Some seasoned bands with dedicated fans are so excited to get back onstage they’re no longer insisting on a guarantee from venues, and are instead willing to take a percentage of door sales, which is typically something only up-and-coming groups agree to. Others are “very wary and hesitant about getting back into that wide exposure world,” and still others are of the “anti-vax” persuasion.
Darius is also concerned about how and whether to enforce vaccination requirements for spectators. “I would be very thankful if there was more guidance or structure put in place from the city or state [on vaccine requirements], so that venues and promoters and individuals aren’t having to make these decisions,” he says.

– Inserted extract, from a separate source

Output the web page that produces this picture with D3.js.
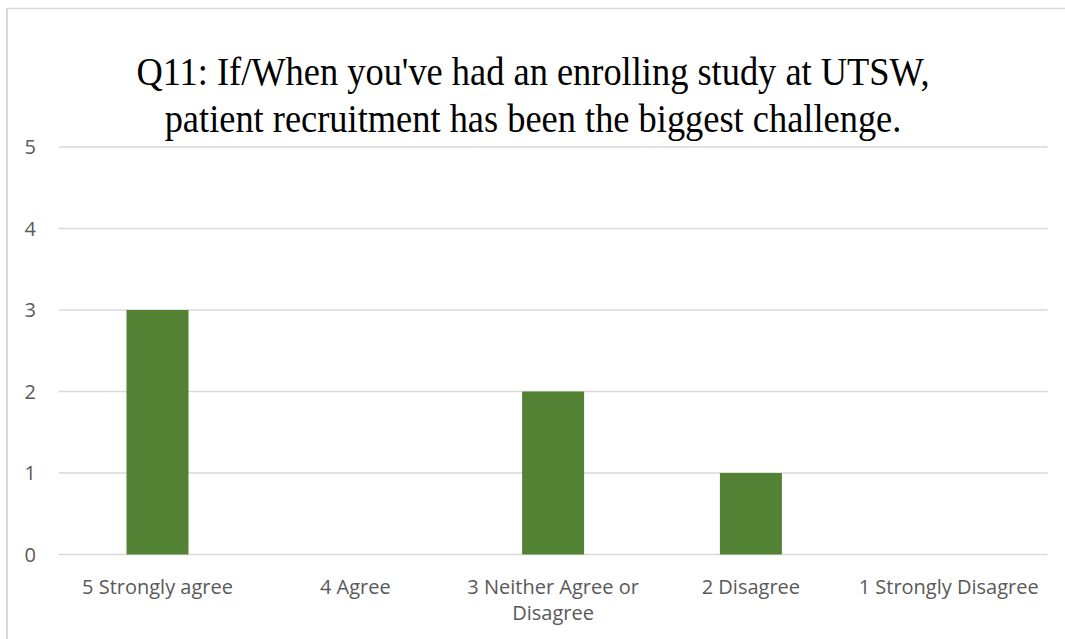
<!DOCTYPE html>
<html lang="en">
<head>
    <meta charset="UTF-8">
    <title>Q11 chart</title>
    <script src="https://d3js.org/d3.v7.min.js"></script>
    <style>
        body { margin: 0; background: #fff; }
        .grid line { stroke: #d9d9d9; stroke-width: 1.3; }
        .tick-label { font-family: "Open Sans", sans-serif; font-size: 20px; fill: #595959; }
        .title { font-family: "Liberation Serif", "Times New Roman", serif; font-size: 40px; fill: #000; }
    </style>
</head>
<body>
    <svg width="1065" height="639"></svg>
    <script>
        // data
        const categories = ["5 Strongly agree", "4 Agree", "3 Neither Agree or Disagree", "2 Disagree", "1 Strongly Disagree"];
        const counts = [3, 0, 2, 1, 0];
        const yTicks = [0, 1, 2, 3, 4, 5];
        const titleLines = ["Q11: If/When you've had an enrolling study at UTSW,", "patient recruitment has been the biggest challenge."];

        const svg = d3.select("svg");

        // chart frame (only top and left edges are visible in the crop)
        svg.append("line").attr("x1", 7).attr("x2", 1065).attr("y1", 8.5).attr("y2", 8.5)
            .attr("stroke", "#d9d9d9").attr("stroke-width", 1.5);
        svg.append("line").attr("x1", 7).attr("x2", 7).attr("y1", 8).attr("y2", 639)
            .attr("stroke", "#d9d9d9").attr("stroke-width", 2);

        const x = d3.scaleBand()
            .domain(categories)
            .range([58.6, 1047.6])
            .paddingInner(0)
            .paddingOuter(0);

        const y = d3.scaleLinear()
            .domain([0, 5])
            .range([554.5, 147]);

        const barW = x.bandwidth() / 3.19;

        // gridlines
        svg.append("g").attr("class", "grid")
            .selectAll("line")
            .data(yTicks)
            .enter().append("line")
            .attr("x1", x.range()[0])
            .attr("x2", x.range()[1])
            .attr("y1", d => y(d))
            .attr("y2", d => y(d));

        // y labels
        svg.append("g")
            .selectAll("text")
            .data(yTicks)
            .enter().append("text")
            .attr("class", "tick-label")
            .attr("x", 36)
            .attr("y", d => y(d))
            .attr("dy", "0.35em")
            .attr("text-anchor", "end")
            .text(d => d);

        // bars
        svg.append("g")
            .selectAll("rect")
            .data(categories)
            .enter().append("rect")
            .attr("x", d => x(d) + (x.bandwidth() - barW) / 2)
            .attr("y", (d, i) => y(counts[i]))
            .attr("width", barW)
            .attr("height", (d, i) => y(0) - y(counts[i]))
            .attr("fill", "#548235");

        // x labels, wrapped like the original
        const wrapped = {
            "3 Neither Agree or Disagree": ["3 Neither Agree or", "Disagree"]
        };
        svg.append("g")
            .selectAll("text")
            .data(categories)
            .enter().append("text")
            .attr("class", "tick-label")
            .attr("text-anchor", "middle")
            .attr("y", 594)
            .each(function (d) {
                const lines = wrapped[d] || [d];
                d3.select(this).selectAll("tspan")
                    .data(lines)
                    .enter().append("tspan")
                    .attr("x", x(d) + x.bandwidth() / 2)
                    .attr("dy", (l, i) => i === 0 ? 0 : 26)
                    .text(l => l);
            });

        // title (Times in the original renders narrow and tall)
        const sx = 0.91;
        svg.append("g")
            .attr("transform", "translate(533,0) scale(" + sx + ",1)")
            .selectAll("text")
            .data(titleLines)
            .enter().append("text")
            .attr("class", "title")
            .attr("x", 0)
            .attr("y", (d, i) => 85 + i * 47)
            .attr("text-anchor", "middle")
            .text(d => d);
    </script>
</body>
</html>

So far, trade groups like the Independent Venue Alliance have helped small venues navigate the challenges that have arisen this year. The IVA “has been a great communication hub for us,” says Morris Gibbs. “We have bi-weekly calls to discuss issues and what everybody’s going through, and it was a great resource when the shuttered venue grant platform crashed.” In addition, “good samaritan” IVA members who are up on the latest regulations have done pre-inspections at other venues to make sure they’re ready for reopening.
Venue owners are being extra-cautious, both out of concern for their customers and to stave off another shutdown. “We certainly don’t want to close again. To open and close, that would be a disaster,” Morris Gibbs says.
Mostly, though, venues are hoping to wait for the all clear, so fans can bring all of their pent up energy without fear. Getting to that moment, however, will be nerve-racking.
“Before we can open our doors, the pandemic needs to be firmly controlled, or we just won’t feel comfortable about opening,” Schwarz wrote. “To be perfectly honest, I am more scared of opening than I was a year ago of closing down, and that’s saying a lot!”